Ben McGregor was on Tuesday given his marching orders by Labor's national executive in the latest saga to hit the island state's opposition.
Mr McGregor had resisted recent calls from state secretary Stuart Benson to quit after a party investigation into allegations he sent inappropriate texts to a female colleague seven years ago.
He said the inquiry had cleared him of wrongdoing but Mr Benson said the complaint didn't fall within party policy, and the complainant didn't want to proceed.
Mr McGregor, who pulled out as a state election candidate earlier this year when the allegations surfaced, had threatened legal action against party members over how the investigation was handled.
Mr McGregor said on Tuesday he had been removed by the national executive without being given the chance to speak to them.

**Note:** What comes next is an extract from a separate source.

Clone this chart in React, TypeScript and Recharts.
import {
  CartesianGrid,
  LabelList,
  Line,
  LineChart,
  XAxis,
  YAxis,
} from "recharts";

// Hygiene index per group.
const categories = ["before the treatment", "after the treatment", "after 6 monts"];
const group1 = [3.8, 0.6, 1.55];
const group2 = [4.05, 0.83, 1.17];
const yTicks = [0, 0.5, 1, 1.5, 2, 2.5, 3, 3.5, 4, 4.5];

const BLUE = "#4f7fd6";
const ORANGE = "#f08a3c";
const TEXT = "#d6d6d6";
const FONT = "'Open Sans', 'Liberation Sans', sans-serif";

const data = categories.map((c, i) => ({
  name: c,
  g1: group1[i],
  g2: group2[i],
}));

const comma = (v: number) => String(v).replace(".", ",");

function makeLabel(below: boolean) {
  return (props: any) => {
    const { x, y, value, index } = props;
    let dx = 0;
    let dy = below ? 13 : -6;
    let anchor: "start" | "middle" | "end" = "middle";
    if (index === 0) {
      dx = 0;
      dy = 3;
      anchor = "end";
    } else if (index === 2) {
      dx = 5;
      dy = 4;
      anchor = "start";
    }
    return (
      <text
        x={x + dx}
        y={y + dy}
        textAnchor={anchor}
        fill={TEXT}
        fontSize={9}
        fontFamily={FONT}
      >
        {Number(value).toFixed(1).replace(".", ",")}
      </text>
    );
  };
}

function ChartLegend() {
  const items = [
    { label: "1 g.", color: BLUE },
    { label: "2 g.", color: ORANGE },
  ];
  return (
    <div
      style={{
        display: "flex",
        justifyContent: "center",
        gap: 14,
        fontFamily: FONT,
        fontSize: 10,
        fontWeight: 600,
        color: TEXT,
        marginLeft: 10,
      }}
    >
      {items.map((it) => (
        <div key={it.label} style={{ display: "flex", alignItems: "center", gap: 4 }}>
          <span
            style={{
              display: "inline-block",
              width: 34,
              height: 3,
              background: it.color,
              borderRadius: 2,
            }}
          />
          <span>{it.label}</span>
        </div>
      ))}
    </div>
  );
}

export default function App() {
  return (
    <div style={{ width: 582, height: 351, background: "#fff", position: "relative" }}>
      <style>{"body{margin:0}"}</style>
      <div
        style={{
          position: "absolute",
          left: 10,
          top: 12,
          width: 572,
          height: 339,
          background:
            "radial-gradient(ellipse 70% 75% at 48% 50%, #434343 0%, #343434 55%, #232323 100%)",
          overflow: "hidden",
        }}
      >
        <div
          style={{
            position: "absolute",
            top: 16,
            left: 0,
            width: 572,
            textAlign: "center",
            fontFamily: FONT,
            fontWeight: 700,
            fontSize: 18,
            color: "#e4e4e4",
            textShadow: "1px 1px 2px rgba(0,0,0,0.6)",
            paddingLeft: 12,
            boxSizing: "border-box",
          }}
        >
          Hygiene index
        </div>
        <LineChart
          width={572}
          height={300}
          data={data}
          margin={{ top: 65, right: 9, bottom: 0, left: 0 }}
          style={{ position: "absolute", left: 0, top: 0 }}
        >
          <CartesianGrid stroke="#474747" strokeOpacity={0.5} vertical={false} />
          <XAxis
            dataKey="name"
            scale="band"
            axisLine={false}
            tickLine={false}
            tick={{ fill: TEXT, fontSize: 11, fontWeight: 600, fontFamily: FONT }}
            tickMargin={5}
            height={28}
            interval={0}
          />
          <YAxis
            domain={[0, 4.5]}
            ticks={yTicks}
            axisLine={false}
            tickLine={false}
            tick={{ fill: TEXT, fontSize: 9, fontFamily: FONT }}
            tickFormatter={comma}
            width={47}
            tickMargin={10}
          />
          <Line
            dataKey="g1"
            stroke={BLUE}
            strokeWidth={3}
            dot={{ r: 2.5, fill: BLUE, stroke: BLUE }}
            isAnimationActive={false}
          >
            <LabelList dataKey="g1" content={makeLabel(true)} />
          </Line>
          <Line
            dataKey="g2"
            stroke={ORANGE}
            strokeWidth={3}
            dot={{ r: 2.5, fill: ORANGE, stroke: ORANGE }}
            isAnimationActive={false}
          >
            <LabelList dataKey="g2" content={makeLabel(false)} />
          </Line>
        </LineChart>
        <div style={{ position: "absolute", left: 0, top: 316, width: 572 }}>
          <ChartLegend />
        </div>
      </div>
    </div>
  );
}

Health and Community Services Union state secretary Tim Jacobson described the national executive intervention as unnecessary and over the top.
"In a party like the ALP that professes to be democratic, (this is) completely undemocratic without any whisper of natural justice at all to the president," he told ABC Radio on Wednesday.

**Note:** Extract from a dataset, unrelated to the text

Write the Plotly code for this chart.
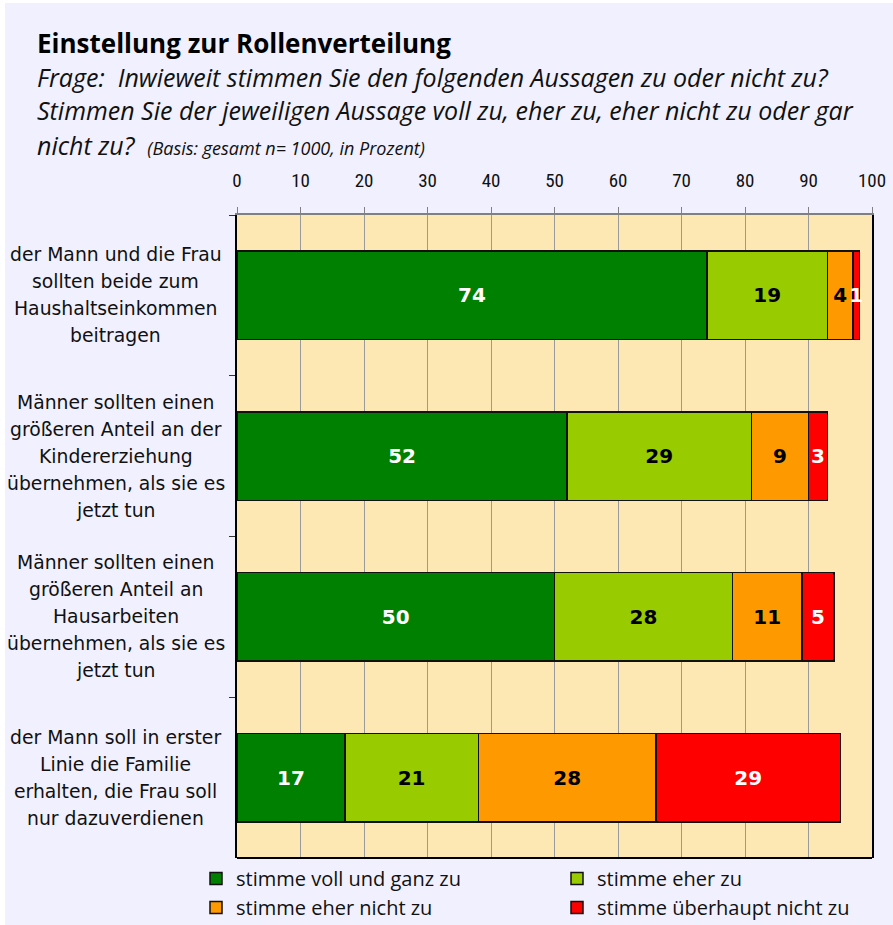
import plotly.graph_objects as go

W, H = 893, 925
ML, MR, MT, MB = 237, 21, 215, 67
PW, PH = W - ML - MR, H - MT - MB

def px_x(px):
    return (px - ML) / PW

def px_y(py):
    return (H - MB - py) / PH

categories = [
    "der Mann und die Frau sollten beide zum Haushaltseinkommen beitragen",
    "Männer sollten einen größeren Anteil an der Kindererziehung übernehmen, als sie es jetzt tun",
    "Männer sollten einen größeren Anteil an Hausarbeiten übernehmen, als sie es jetzt tun",
    "der Mann soll in erster Linie die Familie erhalten, die Frau soll nur dazuverdienen",
]
category_lines = [
    ["der Mann und die Frau", "sollten beide zum", "Haushaltseinkommen", "beitragen"],
    ["Männer sollten einen", "größeren Anteil an der", "Kindererziehung", "übernehmen, als sie es", "jetzt tun"],
    ["Männer sollten einen", "größeren Anteil an", "Hausarbeiten", "übernehmen, als sie es", "jetzt tun"],
    ["der Mann soll in erster", "Linie die Familie", "erhalten, die Frau soll", "nur dazuverdienen"],
]
series_names = ["stimme voll und ganz zu", "stimme eher zu", "stimme eher nicht zu", "stimme überhaupt nicht zu"]
voll_zu = [74, 52, 50, 17]
eher_zu = [19, 29, 28, 21]
eher_nicht_zu = [4, 9, 11, 28]
gar_nicht_zu = [1, 3, 5, 29]
series_values = [voll_zu, eher_zu, eher_nicht_zu, gar_nicht_zu]
series_colors = ["#008000", "#99CC00", "#FF9900", "#FF0000"]
text_colors = ["white", "black", "black", "white"]
x_ticks = [0, 10, 20, 30, 40, 50, 60, 70, 80, 90, 100]

NARROW = "Roboto Condensed, Liberation Sans Narrow, sans-serif"
OPEN = "Open Sans, Noto Sans, sans-serif"
BODY = "DejaVu Sans, Verdana, sans-serif"

fig = go.Figure()
for name, vals, col, tcol in zip(series_names, series_values, series_colors, text_colors):
    fig.add_trace(go.Bar(
        y=categories, x=vals, name=name, orientation="h",
        marker=dict(color=col, line=dict(color="#111111", width=1.5)),
        width=0.55,
        text=[str(v) for v in vals], textposition="inside",
        insidetextanchor="middle", textangle=0, constraintext="none",
        textfont=dict(family=BODY, size=20, color=tcol, weight="bold"),
        hoverinfo="x+name",
    ))

annotations = []
annotations.append(dict(
    text="<b>Einstellung zur Rollenverteilung</b>", xref="paper", yref="paper",
    x=px_x(35), y=px_y(43), xanchor="left", yanchor="middle", showarrow=False,
    font=dict(family=OPEN, size=26, color="black")))
sub_lines = [
    ("<i>Frage:  Inwieweit stimmen Sie den folgenden Aussagen zu oder nicht zu?</i>", 77),
    ("<i>Stimmen Sie der jeweiligen Aussage voll zu, eher zu, eher nicht zu oder gar</i>", 110),
    ("<i>nicht zu?  <span style='font-size:18px'>(Basis: gesamt n= 1000, in Prozent)</span></i>", 145),
]
for t, yy in sub_lines:
    annotations.append(dict(
        text=t, xref="paper", yref="paper", x=px_x(35), y=px_y(yy),
        xanchor="left", yanchor="middle", showarrow=False,
        font=dict(family=OPEN, size=25, color="#111111")))

LINE_H = 27
for cat, lines in zip(categories, category_lines):
    n = len(lines)
    for i, ln in enumerate(lines):
        annotations.append(dict(
            text=ln, xref="paper", yref="y", x=px_x(116), y=cat,
            xanchor="center", yanchor="middle", showarrow=False,
            yshift=((n - 1) / 2 - i) * LINE_H,
            font=dict(family=BODY, size=18.8, color="#111111")))

shapes = [
    dict(type="rect", xref="paper", yref="paper", x0=px_x(0), x1=px_x(5), y0=px_y(H), y1=px_y(0),
         fillcolor="white", line=dict(width=0), layer="below"),
    dict(type="rect", xref="paper", yref="paper", x0=px_x(0), x1=px_x(W), y0=px_y(3), y1=px_y(0),
         fillcolor="white", line=dict(width=0), layer="below"),
    dict(type="line", xref="paper", yref="paper", x0=0, x1=1, y0=0, y1=0,
         line=dict(color="black", width=2), layer="above"),
]

fig.update_layout(
    width=W, height=H, barmode="stack",
    margin=dict(l=ML, r=MR, t=MT, b=MB, autoexpand=False),
    paper_bgcolor="#F0F0FE", plot_bgcolor="#FDE7B3",
    annotations=annotations, shapes=shapes,
    showlegend=True,
    legend=dict(orientation="h", x=px_x(196), y=px_y(859), xanchor="left", yanchor="top",
                entrywidth=316, entrywidthmode="pixels", traceorder="normal",
                font=dict(family=OPEN, size=20, color="#111111"),
                bgcolor="rgba(0,0,0,0)", itemclick=False, tracegroupgap=0),
    xaxis=dict(side="top", range=[0, 100], tickvals=x_ticks, ticktext=[str(v) for v in x_ticks],
               ticks="outside", ticklen=6, tickcolor="#808080", tickwidth=1,
               showline=True, linecolor="#808080", linewidth=1.5,
               showgrid=True, gridcolor="#9a9a9a", gridwidth=1, zeroline=False,
               tickfont=dict(family=NARROW, size=19, color="#111111"), ticklabelstandoff=13,
               fixedrange=True),
    yaxis=dict(type="category", autorange="reversed", showticklabels=False,
               ticks="outside", tickson="boundaries", ticklen=6, tickcolor="#333333",
               showline=True, linecolor="black", linewidth=2, mirror=True,
               showgrid=False, zeroline=False, fixedrange=True),
)

fig.write_html("out.html", config={"displayModeBar": False},
               post_script="document.body.style.margin='0';")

HACSU last month said it would disaffiliate from Tasmanian Labor, but Mr Jacobson has indicated he will remain a party member.
He said there was "significant and broad concern" among affiliate unions and rank and file members about the state of the Tasmanian Labor party.
The party, which in May lost a third straight state poll, has been embroiled in bitter infighting.
The national executive also postponed the Tasmanian Labor conference, scheduled for October 30, until after the federal election.
On Tuesday, Mr Benson said it was deferred because the top priority of the party was to focus on winning federal seats, including regaining marginal electorates Bass and Braddon.
"The problem is, Labor will need its rank and file in the lead up to the federal election to throw its support behind various candidates," Mr Jacobson said.
"Pulling the rope from underneath the rank and file ... will have a significant affect on the level of support those candidates will receive."
It has been a tumultuous year for Tasmanian Labor, which has been forced to shuffle leaders after the May 1 election loss.
Rebecca White, who stepped down from the role afterwards, was reappointed after her replacement David O'Byrne was accused of sexual harassment.
An internal investigation into allegations he sent unwanted texts and kissed a junior female union colleague more than a decade ago found the conduct was wrong but did not breach Labor's sexual harassment policy.
Mr O'Byrne quit state Labor caucus but continues to serve in parliament despite Ms White urging him to resign altogether.
He said he thought at the time his conduct was consensual but now understood it wasn't.